First up, the firewall is enabled by default and is only configured to allow port 5201 in. So if you’re going to spin up more iPerf services on other ports then you’ll want to disable the firewall. To stop the firewall service running until you reboot the unit use this command:
sudo systemctl stop ufw
I decided to disable it permanently because I don’t tend to use my WLAN Pi at customers sites and even if I did, its so easy to reimage that I’m not concerned about its safety. To disable permanently use:
sudo systemctl disable ufw
The default iPerf service log on the WLAN Pi can be accessed using this command:
journalctl -u iperf3.service
If you want to dump that entire log to a text document then just modify like this:
journalctl -u iperf3.service > iperf3.txt
The above will dump the log for the default instance (ONLY) to a file called iperf3.txt in your home directory.
Starting additional iPerf services will give you more ports but it won’t put the log into the default iPerf3 log. If you don’t care about the logs and just want the service running then simply do:
iperf3 -s -p 5202
This will create another iPerf3 server running in server mode (-s) on port (-p) 5202. Now you can connect a client to 5201 and a different client to 5202.
If you do want to save the logs then simply add to the command so it looks like this:
iperf3 -s -p 5202 > iperf3-5202.txt
You can probably guess it by now but this is going to dump the log data to a file in your home directory called iperf3-5202.txt.
Now, when you run the service with either of the two above commands your console is going to be locked into the iPerf3 service. If you want to be able to start multiple extra services, or just generally do other things in the console then you’ll want to tell the service to run in the background (I’m not sure this is exactly the correct language but it is how I am considering it). To do this you want to add an ampersand to the end of the command like this:
iperf3 -s -p 5202 > iperf3-5202.txt &
That simple extra character on the end will start the service running “in the background” and let you keep using the console. It doesn’t look like it at first because you don’t immediately get the console prompt back, but after you run that command if you hit enter a second time you’ll get your console prompt back and can get on with other stuff.

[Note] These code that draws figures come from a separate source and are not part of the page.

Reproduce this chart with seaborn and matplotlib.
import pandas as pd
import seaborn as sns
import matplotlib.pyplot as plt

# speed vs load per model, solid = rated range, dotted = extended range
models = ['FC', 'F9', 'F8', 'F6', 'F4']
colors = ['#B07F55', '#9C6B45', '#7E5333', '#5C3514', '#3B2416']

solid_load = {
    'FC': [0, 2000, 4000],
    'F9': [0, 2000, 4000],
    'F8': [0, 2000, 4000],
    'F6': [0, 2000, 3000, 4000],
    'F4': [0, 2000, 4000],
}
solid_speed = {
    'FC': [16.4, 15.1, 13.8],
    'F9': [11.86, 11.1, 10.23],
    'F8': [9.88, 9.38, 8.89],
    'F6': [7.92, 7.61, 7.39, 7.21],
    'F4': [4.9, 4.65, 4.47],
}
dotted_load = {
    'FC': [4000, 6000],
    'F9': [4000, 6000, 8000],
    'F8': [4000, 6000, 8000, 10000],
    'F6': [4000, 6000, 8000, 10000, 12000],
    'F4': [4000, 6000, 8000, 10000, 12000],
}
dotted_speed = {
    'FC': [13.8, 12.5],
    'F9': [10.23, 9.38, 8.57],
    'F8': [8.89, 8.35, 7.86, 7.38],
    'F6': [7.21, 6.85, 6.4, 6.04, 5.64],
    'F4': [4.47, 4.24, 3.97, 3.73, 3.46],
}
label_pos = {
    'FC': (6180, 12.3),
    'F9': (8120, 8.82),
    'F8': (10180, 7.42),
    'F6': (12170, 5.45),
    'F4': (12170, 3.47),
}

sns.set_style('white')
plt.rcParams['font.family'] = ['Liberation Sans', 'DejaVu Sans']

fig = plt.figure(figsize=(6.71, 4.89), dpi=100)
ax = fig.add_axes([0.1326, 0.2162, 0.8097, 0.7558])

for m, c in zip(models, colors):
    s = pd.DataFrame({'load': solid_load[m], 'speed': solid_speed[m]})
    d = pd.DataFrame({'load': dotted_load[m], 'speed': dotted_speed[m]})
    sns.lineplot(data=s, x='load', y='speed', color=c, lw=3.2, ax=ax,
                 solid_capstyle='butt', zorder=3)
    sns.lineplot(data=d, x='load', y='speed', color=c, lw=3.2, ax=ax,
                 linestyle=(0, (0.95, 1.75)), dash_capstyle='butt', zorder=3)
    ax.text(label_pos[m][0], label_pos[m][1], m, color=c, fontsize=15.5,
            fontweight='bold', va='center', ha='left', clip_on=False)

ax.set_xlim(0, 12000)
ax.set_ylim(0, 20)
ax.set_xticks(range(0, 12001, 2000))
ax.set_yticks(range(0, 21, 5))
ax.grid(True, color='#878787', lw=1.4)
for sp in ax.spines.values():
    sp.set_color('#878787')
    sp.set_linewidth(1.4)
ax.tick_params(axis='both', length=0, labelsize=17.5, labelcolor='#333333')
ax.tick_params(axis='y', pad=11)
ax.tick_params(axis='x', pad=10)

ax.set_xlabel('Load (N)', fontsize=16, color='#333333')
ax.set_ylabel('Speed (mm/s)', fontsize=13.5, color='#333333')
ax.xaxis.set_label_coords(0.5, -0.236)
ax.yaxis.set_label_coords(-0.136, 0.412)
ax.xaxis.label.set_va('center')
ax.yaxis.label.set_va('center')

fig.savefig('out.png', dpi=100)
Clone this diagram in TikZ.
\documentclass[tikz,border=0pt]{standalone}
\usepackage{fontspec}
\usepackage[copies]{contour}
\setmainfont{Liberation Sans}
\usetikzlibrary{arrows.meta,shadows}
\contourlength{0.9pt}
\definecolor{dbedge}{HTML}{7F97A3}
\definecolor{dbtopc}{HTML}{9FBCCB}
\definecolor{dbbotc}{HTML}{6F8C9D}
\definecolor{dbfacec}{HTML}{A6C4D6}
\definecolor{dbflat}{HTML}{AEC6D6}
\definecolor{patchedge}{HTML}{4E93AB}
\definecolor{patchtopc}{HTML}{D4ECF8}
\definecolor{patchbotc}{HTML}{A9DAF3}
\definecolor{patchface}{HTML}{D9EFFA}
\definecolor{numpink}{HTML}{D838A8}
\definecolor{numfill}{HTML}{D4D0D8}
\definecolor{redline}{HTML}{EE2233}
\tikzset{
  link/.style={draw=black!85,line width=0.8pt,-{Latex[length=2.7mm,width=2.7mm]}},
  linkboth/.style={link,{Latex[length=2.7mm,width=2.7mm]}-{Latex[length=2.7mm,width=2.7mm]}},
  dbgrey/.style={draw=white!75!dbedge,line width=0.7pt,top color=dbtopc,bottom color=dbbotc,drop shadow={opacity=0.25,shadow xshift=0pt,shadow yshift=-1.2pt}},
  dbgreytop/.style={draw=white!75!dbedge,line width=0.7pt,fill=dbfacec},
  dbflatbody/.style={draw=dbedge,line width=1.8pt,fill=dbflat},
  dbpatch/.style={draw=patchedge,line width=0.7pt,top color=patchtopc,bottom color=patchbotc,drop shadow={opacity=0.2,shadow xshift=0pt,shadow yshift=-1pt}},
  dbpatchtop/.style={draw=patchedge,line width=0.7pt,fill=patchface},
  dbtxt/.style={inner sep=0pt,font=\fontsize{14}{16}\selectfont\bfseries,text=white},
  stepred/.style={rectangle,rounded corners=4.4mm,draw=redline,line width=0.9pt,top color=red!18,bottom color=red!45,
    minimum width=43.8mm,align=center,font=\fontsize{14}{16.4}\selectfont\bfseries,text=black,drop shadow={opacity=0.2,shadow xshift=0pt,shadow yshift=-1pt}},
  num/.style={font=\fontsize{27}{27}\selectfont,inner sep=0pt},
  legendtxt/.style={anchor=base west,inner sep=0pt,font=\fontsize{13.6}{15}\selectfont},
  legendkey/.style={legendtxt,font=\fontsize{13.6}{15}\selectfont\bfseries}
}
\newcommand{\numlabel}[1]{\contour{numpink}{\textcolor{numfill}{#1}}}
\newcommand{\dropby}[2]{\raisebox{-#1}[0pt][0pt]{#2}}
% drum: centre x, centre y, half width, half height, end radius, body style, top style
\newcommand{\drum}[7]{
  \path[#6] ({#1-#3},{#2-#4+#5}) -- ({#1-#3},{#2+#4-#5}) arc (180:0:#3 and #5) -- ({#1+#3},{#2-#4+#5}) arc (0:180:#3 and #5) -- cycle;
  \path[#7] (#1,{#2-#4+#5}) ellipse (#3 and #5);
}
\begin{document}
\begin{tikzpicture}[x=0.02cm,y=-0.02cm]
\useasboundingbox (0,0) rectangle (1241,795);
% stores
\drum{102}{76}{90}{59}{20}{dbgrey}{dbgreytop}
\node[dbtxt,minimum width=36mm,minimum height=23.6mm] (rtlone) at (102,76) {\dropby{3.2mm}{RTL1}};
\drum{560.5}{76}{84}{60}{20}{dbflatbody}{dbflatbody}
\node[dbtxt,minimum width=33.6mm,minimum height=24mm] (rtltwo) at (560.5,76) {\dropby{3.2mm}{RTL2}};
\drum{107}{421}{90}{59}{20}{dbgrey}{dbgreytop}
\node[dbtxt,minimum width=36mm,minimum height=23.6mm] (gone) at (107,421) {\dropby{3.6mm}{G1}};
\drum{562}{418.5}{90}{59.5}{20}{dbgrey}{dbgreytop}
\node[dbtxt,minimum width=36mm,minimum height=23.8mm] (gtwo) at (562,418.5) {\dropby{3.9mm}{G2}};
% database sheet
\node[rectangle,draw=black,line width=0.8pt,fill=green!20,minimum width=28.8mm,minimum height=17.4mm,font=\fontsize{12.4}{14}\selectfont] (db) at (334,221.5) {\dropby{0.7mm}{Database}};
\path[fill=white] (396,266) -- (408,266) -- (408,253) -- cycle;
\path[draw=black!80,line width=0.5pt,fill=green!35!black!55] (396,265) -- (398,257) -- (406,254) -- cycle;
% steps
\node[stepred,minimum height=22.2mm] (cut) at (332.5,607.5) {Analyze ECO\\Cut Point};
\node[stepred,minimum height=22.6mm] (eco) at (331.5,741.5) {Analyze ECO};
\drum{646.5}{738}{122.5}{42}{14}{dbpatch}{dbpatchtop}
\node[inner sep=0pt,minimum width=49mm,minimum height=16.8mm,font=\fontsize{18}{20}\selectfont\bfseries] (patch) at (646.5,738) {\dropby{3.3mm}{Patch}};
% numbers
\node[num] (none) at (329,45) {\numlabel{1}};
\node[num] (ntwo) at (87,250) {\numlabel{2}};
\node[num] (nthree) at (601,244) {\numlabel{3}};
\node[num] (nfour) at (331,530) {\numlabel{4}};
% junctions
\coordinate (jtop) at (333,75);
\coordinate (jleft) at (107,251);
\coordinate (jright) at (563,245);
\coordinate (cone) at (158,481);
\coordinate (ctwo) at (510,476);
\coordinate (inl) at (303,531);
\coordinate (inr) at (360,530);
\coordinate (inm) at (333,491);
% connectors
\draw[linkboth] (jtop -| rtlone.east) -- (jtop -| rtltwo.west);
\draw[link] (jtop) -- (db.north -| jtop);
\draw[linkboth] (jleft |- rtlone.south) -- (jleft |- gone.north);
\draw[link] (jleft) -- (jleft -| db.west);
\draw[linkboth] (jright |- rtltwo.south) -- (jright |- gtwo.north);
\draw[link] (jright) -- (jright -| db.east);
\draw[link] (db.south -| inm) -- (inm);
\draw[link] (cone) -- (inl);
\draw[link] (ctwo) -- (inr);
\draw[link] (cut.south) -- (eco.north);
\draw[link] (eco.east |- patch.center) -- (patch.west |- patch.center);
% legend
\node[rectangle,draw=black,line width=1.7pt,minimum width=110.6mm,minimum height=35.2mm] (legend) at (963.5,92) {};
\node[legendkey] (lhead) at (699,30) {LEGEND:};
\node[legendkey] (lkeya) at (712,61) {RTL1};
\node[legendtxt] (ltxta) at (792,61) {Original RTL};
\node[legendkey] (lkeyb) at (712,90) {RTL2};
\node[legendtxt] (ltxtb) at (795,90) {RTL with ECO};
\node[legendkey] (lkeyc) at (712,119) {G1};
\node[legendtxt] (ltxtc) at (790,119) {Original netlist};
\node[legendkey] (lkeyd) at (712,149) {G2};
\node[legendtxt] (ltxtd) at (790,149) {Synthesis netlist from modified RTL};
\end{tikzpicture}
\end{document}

For simplicity (at the suggestion of Jiri again!) I decided to start 10 new services that would all automatically log to similar file names and into the same place, rather than use the default service and have to remember to dump the journalctl log to a text file. So this is what I did:
iperf3 -s -p 5202 > iperf3-5202.txt & iperf3 -s -p 5203 > iperf3-5203.txt & iperf3 -s -p 5204 > iperf3-5204.txt & iperf3 -s -p 5205 > iperf3-5205.txt & iperf3 -s -p 5206 > iperf3-5206.txt & iperf3 -s -p 5207 > iperf3-5207.txt & iperf3 -s -p 5208 > iperf3-5208.txt & iperf3 -s -p 5209 > iperf3-5209.txt & iperf3 -s -p 5210 > iperf3-5210.txt & iperf3 -s -p 5211 > iperf3-5211.txt &
To stop all the iPerf services if you make a mistake you can reboot or just use this command (but it will also kill the default 5201 service):
sudo killall iperf3
I plan to re-do the testing from yesterday so hopefully this blog will be a useful reminder when I come to do that. And maybe it’ll help you too.